#### Recorded information
+-------+
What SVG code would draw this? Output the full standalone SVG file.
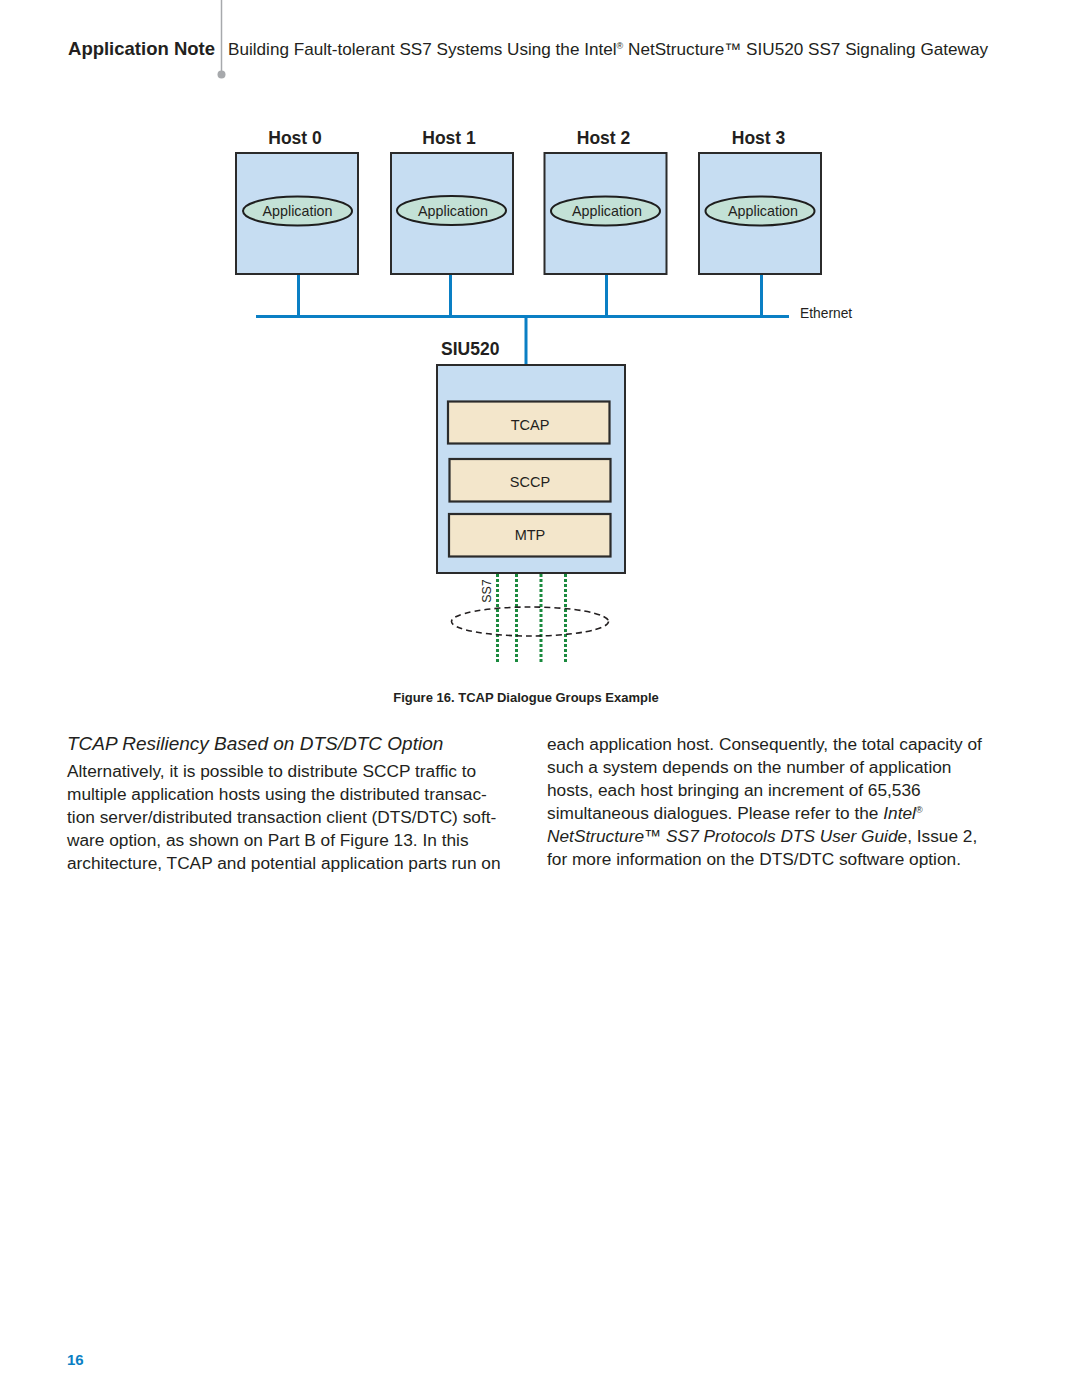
<svg xmlns="http://www.w3.org/2000/svg" width="1080" height="1397" viewBox="0 0 1080 1397">
<style>
text{font-family:"Liberation Sans",Arial,sans-serif;fill:#231f20}
.host{fill:#c6ddf2;stroke:#2b2b2b;stroke-width:2}
.app{fill:#c3e1d6;stroke:#1e1e1e;stroke-width:2}
.proto{fill:#f3e6cb;stroke:#2b2b2b;stroke-width:2.2}
.hl{font-size:17.5px;font-weight:bold;text-anchor:middle}
.al{font-size:14.3px;text-anchor:middle}
.pl{font-size:14.5px;text-anchor:middle}
.eth{stroke:#0a7fc4;stroke-width:3;fill:none}
.ss7{stroke:#1a8a3e;stroke-width:3;stroke-dasharray:3 2;fill:none}
.body{font-size:17.3px}
</style>
<rect width="1080" height="1397" fill="#ffffff"/>
<g id="header">
<line x1="221.5" y1="0" x2="221.5" y2="73" stroke="#a7a9ac" stroke-width="1.5"/>
<circle cx="221.5" cy="74.5" r="4" fill="#a7a9ac"/>
<text x="215" y="55" font-size="18.5" font-weight="bold" text-anchor="end">Application Note</text>
<text x="228" y="55" font-size="17" textLength="760" lengthAdjust="spacingAndGlyphs">Building Fault-tolerant SS7 Systems Using the Intel<tspan font-size="9" dy="-6">®</tspan><tspan dy="6"> NetStructure™ SIU520 SS7 Signaling Gateway</tspan></text>
</g>
<g id="connectors">
<line class="eth" x1="256" y1="316.5" x2="789" y2="316.5"/>
<line class="eth" x1="298.5" y1="274" x2="298.5" y2="316.5"/>
<line class="eth" x1="450.5" y1="274" x2="450.5" y2="316.5"/>
<line class="eth" x1="606.5" y1="274" x2="606.5" y2="316.5"/>
<line class="eth" x1="761.5" y1="274" x2="761.5" y2="316.5"/>
<line class="eth" x1="526" y1="316.5" x2="526" y2="364"/>
<line class="ss7" x1="497.5" y1="574" x2="497.5" y2="663"/>
<line class="ss7" x1="516.5" y1="574" x2="516.5" y2="663"/>
<line class="ss7" x1="541" y1="574" x2="541" y2="663"/>
<line class="ss7" x1="565.5" y1="574" x2="565.5" y2="663"/>
<ellipse cx="530" cy="621.5" rx="78.5" ry="14.5" fill="none" stroke="#231f20" stroke-width="1.6" stroke-dasharray="6 4"/>
<text x="0" y="0" font-size="12.5" text-anchor="middle" transform="translate(491,591) rotate(-90)">SS7</text>
<text x="800" y="318" font-size="13.8">Ethernet</text>
</g>
<g id="host0">
<text class="hl" x="295" y="144">Host 0</text>
<rect class="host" x="236" y="153" width="122" height="121"/>
<ellipse class="app" cx="297.5" cy="211" rx="54.5" ry="14.5"/>
<text class="al" x="297.5" y="216">Application</text>
</g>
<g id="host1">
<text class="hl" x="449" y="144">Host 1</text>
<rect class="host" x="391" y="153" width="122" height="121"/>
<ellipse class="app" cx="451.5" cy="210.5" rx="54.5" ry="14.5"/>
<text class="al" x="453" y="215.5">Application</text>
</g>
<g id="host2">
<text class="hl" x="603.5" y="144">Host 2</text>
<rect class="host" x="544.5" y="153" width="122" height="121"/>
<ellipse class="app" cx="605.5" cy="211" rx="54.5" ry="14.5"/>
<text class="al" x="607" y="215.5">Application</text>
</g>
<g id="host3">
<text class="hl" x="758.5" y="144">Host 3</text>
<rect class="host" x="699" y="153" width="122" height="121"/>
<ellipse class="app" cx="760" cy="211" rx="54.5" ry="14.5"/>
<text class="al" x="763" y="215.5">Application</text>
</g>
<g id="siu520">
<text x="441" y="355" font-size="17.5" font-weight="bold">SIU520</text>
<rect class="host" x="437" y="365" width="188" height="208"/>
</g>
<g id="tcap">
<rect class="proto" x="448" y="401.5" width="161.5" height="42"/>
<text class="pl" x="530" y="430">TCAP</text>
</g>
<g id="sccp">
<rect class="proto" x="449.5" y="459" width="161" height="42.5"/>
<text class="pl" x="530" y="486.5">SCCP</text>
</g>
<g id="mtp">
<rect class="proto" x="449" y="514" width="161.5" height="42.5"/>
<text class="pl" x="530" y="540">MTP</text>
</g>
<g id="caption">
<text x="526" y="701.5" font-size="13" font-weight="bold" text-anchor="middle">Figure 16. TCAP Dialogue Groups Example</text>
</g>
<g id="leftcol">
<text x="67" y="750" font-size="19" font-style="italic">TCAP Resiliency Based on DTS/DTC Option</text>
<text class="body" x="67" y="777">Alternatively, it is possible to distribute SCCP traffic to</text>
<text class="body" x="67" y="800">multiple application hosts using the distributed transac-</text>
<text class="body" x="67" y="823">tion server/distributed transaction client (DTS/DTC) soft-</text>
<text class="body" x="67" y="846">ware option, as shown on Part B of Figure 13. In this</text>
<text class="body" x="67" y="869">architecture, TCAP and potential application parts run on</text>
</g>
<g id="rightcol">
<text class="body" x="547" y="750">each application host. Consequently, the total capacity of</text>
<text class="body" x="547" y="773">such a system depends on the number of application</text>
<text class="body" x="547" y="796">hosts, each host bringing an increment of 65,536</text>
<text class="body" x="547" y="819">simultaneous dialogues. Please refer to the <tspan font-style="italic">Intel</tspan><tspan font-size="9" dy="-6">®</tspan></text>
<text class="body" x="547" y="842"><tspan font-style="italic">NetStructure™ SS7 Protocols DTS User Guide</tspan>, Issue 2,</text>
<text class="body" x="547" y="865">for more information on the DTS/DTC software option.</text>
</g>
<g id="page">
<text x="67" y="1365" font-size="15" font-weight="bold" style="fill:#0a7fc4">16</text>
</g>
</svg>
+-------+
#### Stated goal
Return all the lines that contain the string "this".

#### Output
What SVG code would draw this? Output the full standalone SVG file.
<text class="body" x="67" y="846">ware option, as shown on Part B of Figure 13. In this</text>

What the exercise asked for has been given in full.